*GOAL*: Your task is to reproduce, verbatim and without pictures, the lines from the opening of the listing through the line containing "y_ticks = [0, 10, 20, 30, 40, 50, 60]".

----

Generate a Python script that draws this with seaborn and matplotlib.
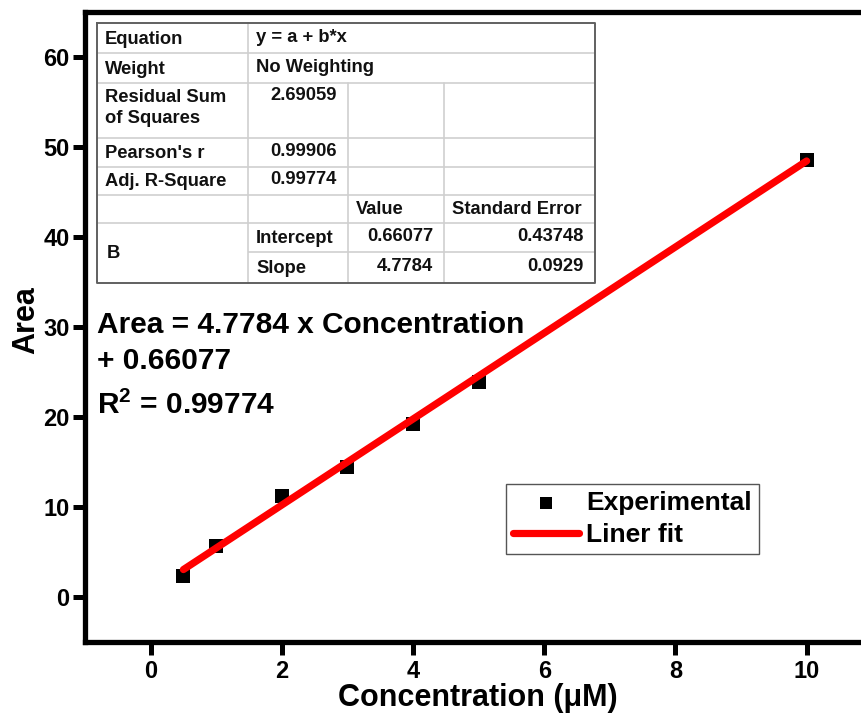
import matplotlib
matplotlib.use("Agg")
import matplotlib.pyplot as plt
import seaborn as sns
import pandas as pd
import numpy as np
from matplotlib import font_manager

# ---- data ----
conc = [0.5, 1, 2, 3, 4, 5, 10]
area = [2.3, 5.7, 11.25, 14.4, 19.2, 23.9, 48.6]
intercept = 0.66077
slope = 4.7784
x_ticks = [0, 2, 4, 6, 8, 10]
y_ticks = [0, 10, 20, 30, 40, 50, 60]

table_rows = [
    ["Equation", "y = a + b*x", "", ""],
    ["Weight", "No Weighting", "", ""],
    ["Residual Sum\nof Squares", "2.69059", "", ""],
    ["Pearson's r", "0.99906", "", ""],
    ["Adj. R-Square", "0.99774", "", ""],
    ["", "", "Value", "Standard Error"],
    ["B", "Intercept", "0.66077", "0.43748"],
    ["", "Slope", "4.7784", "0.0929"],
]


def pick(fams):
    for f in fams:
        try:
            font_manager.findfont(font_manager.FontProperties(family=f, weight="bold"),
                                  fallback_to_default=False)
            return f
        except Exception:
            pass
    return "DejaVu Sans"


sns.set_theme(style="white")
main_font = pick(["Liberation Sans Narrow", "Liberation Sans", "Arimo"])
table_font = pick(["Liberation Sans", "Arimo"])
plt.rcParams["font.family"] = [main_font, "DejaVu Sans"]
plt.rcParams["font.weight"] = "bold"
plt.rcParams["text.color"] = "black"
plt.rcParams["axes.labelcolor"] = "black"
plt.rcParams["xtick.color"] = "black"
plt.rcParams["ytick.color"] = "black"
plt.rcParams["mathtext.fontset"] = "custom"
plt.rcParams["mathtext.bf"] = f"{main_font}:bold"
plt.rcParams["mathtext.rm"] = f"{main_font}:bold"

W, H = 862, 717
fig = plt.figure(figsize=(W / 100, H / 100), dpi=100)
fig.patch.set_facecolor("white")

# axes geometry in pixels
ax_l, ax_t, ax_b = 85, 12, 642
px_per_x = 65.6
ax_w = 12 * px_per_x
ax_h = ax_b - ax_t
ax = fig.add_axes([ax_l / W, (H - ax_b) / H, ax_w / W, ax_h / H])
ax.set_facecolor("white")

df = pd.DataFrame({"conc": conc, "area": area})
df["fit"] = intercept + slope * df["conc"]

sns.scatterplot(data=df, x="conc", y="area", marker="s", s=105, color="black",
                edgecolor="black", linewidth=0, label="Experimental", ax=ax, zorder=3)
sns.lineplot(data=df, x="conc", y="fit", color="#ff0000", linewidth=5.2,
             label="Liner fit", ax=ax, zorder=4, solid_capstyle="round")

ax.set_xlim(-1, 11)
ax.set_ylim(-5, 65)
ax.set_xticks(x_ticks)
ax.set_yticks(y_ticks)
ax.set_xticklabels([str(v) for v in x_ticks], fontsize=17, fontweight="bold", color="black")
ax.set_yticklabels([str(v) for v in y_ticks], fontsize=17, fontweight="bold", color="black")
ax.tick_params(axis="both", which="both", direction="out", length=9, width=3.6,
               color="black", pad=2, bottom=True, left=True, top=False, right=False)
ax.tick_params(axis="x", pad=4)
for s in ax.spines.values():
    s.set_visible(True)
    s.set_color("black")
    s.set_linewidth(3.8)
ax.grid(False)

ax.set_xlabel("Concentration (\u03bcM)", fontsize=22, fontweight="bold", color="black")
ax.set_ylabel("Area", fontsize=22, fontweight="bold", color="black")
ax.xaxis.label.set_va("center")
ax.yaxis.label.set_va("center")
ax.xaxis.set_label_coords((478 - ax_l) / ax_w, -(698 - ax_b) / ax_h, transform=ax.transAxes)
ax.yaxis.set_label_coords(-(ax_l - 26) / ax_w, (ax_b - 320) / ax_h, transform=ax.transAxes)

leg = ax.legend(loc="upper left",
                bbox_to_anchor=((506 - ax_l) / ax_w, (ax_b - 484) / ax_h),
                borderaxespad=0, frameon=True, fancybox=False, framealpha=1,
                edgecolor="#555555", prop={"size": 19, "weight": "bold"},
                handlelength=2.5, handletextpad=0.3, labelspacing=0.32,
                borderpad=0.25, markerscale=0.8)
leg.get_frame().set_linewidth(1.0)
for t in leg.get_texts():
    t.set_color("black")

# overlay for table and equation (pixel coordinates)
ov = fig.add_axes([0, 0, 1, 1], zorder=10)
ov.set_xlim(0, W)
ov.set_ylim(H, 0)
ov.axis("off")
ov.patch.set_alpha(0)

cols = [97, 248, 348, 444, 595]
rows = [23, 53, 83, 138, 167, 195, 223, 252, 283]
light = "#cfcfcf"
dark = "#606060"
lw_in = 1.2

for i, y in enumerate(rows[1:-1], start=1):
    x0 = cols[1] if i == 7 else cols[0]
    ov.plot([x0, cols[-1]], [y, y], color=light, lw=lw_in, solid_capstyle="butt")
ov.plot([cols[1], cols[1]], [rows[0], rows[-1]], color=light, lw=lw_in)
for c in cols[2:4]:
    ov.plot([c, c], [rows[2], rows[-1]], color=light, lw=lw_in)
ov.plot([cols[0], cols[-1], cols[-1], cols[0], cols[0]],
        [rows[0], rows[0], rows[-1], rows[-1], rows[0]], color=dark, lw=1.4)

tf = {"family": [table_font, "DejaVu Sans"], "size": 13.2, "weight": "bold", "color": "#111111"}
lpad = 8
rpad = 11
for r, row in enumerate(table_rows):
    top, bot = rows[r], rows[r + 1]
    cy = (top + bot) / 2 + 1
    for c, txt in enumerate(row):
        if not txt:
            continue
        if c == 0:
            if txt == "B":
                ov.text(cols[0] + lpad + 2, rows[7] + 1, txt, ha="left", va="center", **tf)
            elif "\n" in txt:
                ov.text(cols[0] + lpad, top + 6, txt, ha="left", va="top", linespacing=1.3, **tf)
            else:
                ov.text(cols[0] + lpad, cy, txt, ha="left", va="center", **tf)
        elif r <= 1:
            ov.text(cols[1] + lpad, cy - 1, txt, ha="left", va="center", **tf)
        elif r == 5:
            ov.text(cols[c] + lpad, cy, txt, ha="left", va="center", **tf)
        elif r >= 6 and c == 1:
            ov.text(cols[1] + lpad, cy, txt, ha="left", va="center", **tf)
        else:
            yy = top + 13 if r == 2 else cy - 2
            ov.text(cols[c + 1] - rpad, yy, txt, ha="right", va="center", **tf)

eq = {"size": 21.5, "weight": "bold", "color": "black"}
ov.text(97, 325, f"Area = {slope} x Concentration", ha="left", va="center", **eq)
ov.text(97, 361, f"+ {intercept}", ha="left", va="center", **eq)
ov.text(97, 405, r"R$^{\mathbf{2}}$ = 0.99774", ha="left", va="center", **eq)

fig.savefig("out.png", dpi=100, facecolor="white")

----

*SOLUTION FOR THIS EXERCISE*:
Generate a Python script that draws this with seaborn and matplotlib.
import matplotlib
matplotlib.use("Agg")
import matplotlib.pyplot as plt
import seaborn as sns
import pandas as pd
import numpy as np
from matplotlib import font_manager

# ---- data ----
conc = [0.5, 1, 2, 3, 4, 5, 10]
area = [2.3, 5.7, 11.25, 14.4, 19.2, 23.9, 48.6]
intercept = 0.66077
slope = 4.7784
x_ticks = [0, 2, 4, 6, 8, 10]
y_ticks = [0, 10, 20, 30, 40, 50, 60]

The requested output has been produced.